Transcribe the records below exactly as they appear.

Data excerpts:

········

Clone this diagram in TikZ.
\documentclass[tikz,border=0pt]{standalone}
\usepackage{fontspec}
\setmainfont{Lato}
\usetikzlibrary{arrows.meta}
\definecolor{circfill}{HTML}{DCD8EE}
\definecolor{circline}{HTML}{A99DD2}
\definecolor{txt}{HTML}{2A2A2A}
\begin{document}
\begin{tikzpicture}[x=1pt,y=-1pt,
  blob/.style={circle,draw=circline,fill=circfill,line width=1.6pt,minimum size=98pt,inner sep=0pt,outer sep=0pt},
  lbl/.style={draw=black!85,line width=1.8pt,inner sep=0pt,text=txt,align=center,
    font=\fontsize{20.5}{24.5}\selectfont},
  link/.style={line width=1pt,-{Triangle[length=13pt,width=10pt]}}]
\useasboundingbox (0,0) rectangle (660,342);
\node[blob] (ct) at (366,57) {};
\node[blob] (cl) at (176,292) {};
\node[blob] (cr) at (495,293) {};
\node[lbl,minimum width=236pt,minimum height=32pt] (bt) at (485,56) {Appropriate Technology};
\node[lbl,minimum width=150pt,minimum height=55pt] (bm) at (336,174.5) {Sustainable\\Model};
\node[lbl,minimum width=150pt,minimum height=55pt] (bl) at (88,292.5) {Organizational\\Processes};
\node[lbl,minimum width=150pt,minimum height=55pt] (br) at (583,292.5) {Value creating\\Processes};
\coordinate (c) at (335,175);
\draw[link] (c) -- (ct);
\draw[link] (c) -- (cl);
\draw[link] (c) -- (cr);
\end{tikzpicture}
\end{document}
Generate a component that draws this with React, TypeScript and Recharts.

········

Exercise output:
Clone this diagram in TikZ.
\documentclass[tikz,border=0pt]{standalone}
\usepackage{fontspec}
\setmainfont{Lato}
\usetikzlibrary{arrows.meta}
\definecolor{circfill}{HTML}{DCD8EE}
\definecolor{circline}{HTML}{A99DD2}
\definecolor{txt}{HTML}{2A2A2A}
\begin{document}
\begin{tikzpicture}[x=1pt,y=-1pt,
  blob/.style={circle,draw=circline,fill=circfill,line width=1.6pt,minimum size=98pt,inner sep=0pt,outer sep=0pt},
  lbl/.style={draw=black!85,line width=1.8pt,inner sep=0pt,text=txt,align=center,
    font=\fontsize{20.5}{24.5}\selectfont},
  link/.style={line width=1pt,-{Triangle[length=13pt,width=10pt]}}]
\useasboundingbox (0,0) rectangle (660,342);
\node[blob] (ct) at (366,57) {};
\node[blob] (cl) at (176,292) {};
\node[blob] (cr) at (495,293) {};
\node[lbl,minimum width=236pt,minimum height=32pt] (bt) at (485,56) {Appropriate Technology};
\node[lbl,minimum width=150pt,minimum height=55pt] (bm) at (336,174.5) {Sustainable\\Model};
\node[lbl,minimum width=150pt,minimum height=55pt] (bl) at (88,292.5) {Organizational\\Processes};
\node[lbl,minimum width=150pt,minimum height=55pt] (br) at (583,292.5) {Value creating\\Processes};
\coordinate (c) at (335,175);
\draw[link] (c) -- (ct);
\draw[link] (c) -- (cl);
\draw[link] (c) -- (cr);
\end{tikzpicture}
\end{document}
Generate a component that draws this with React, TypeScript and Recharts.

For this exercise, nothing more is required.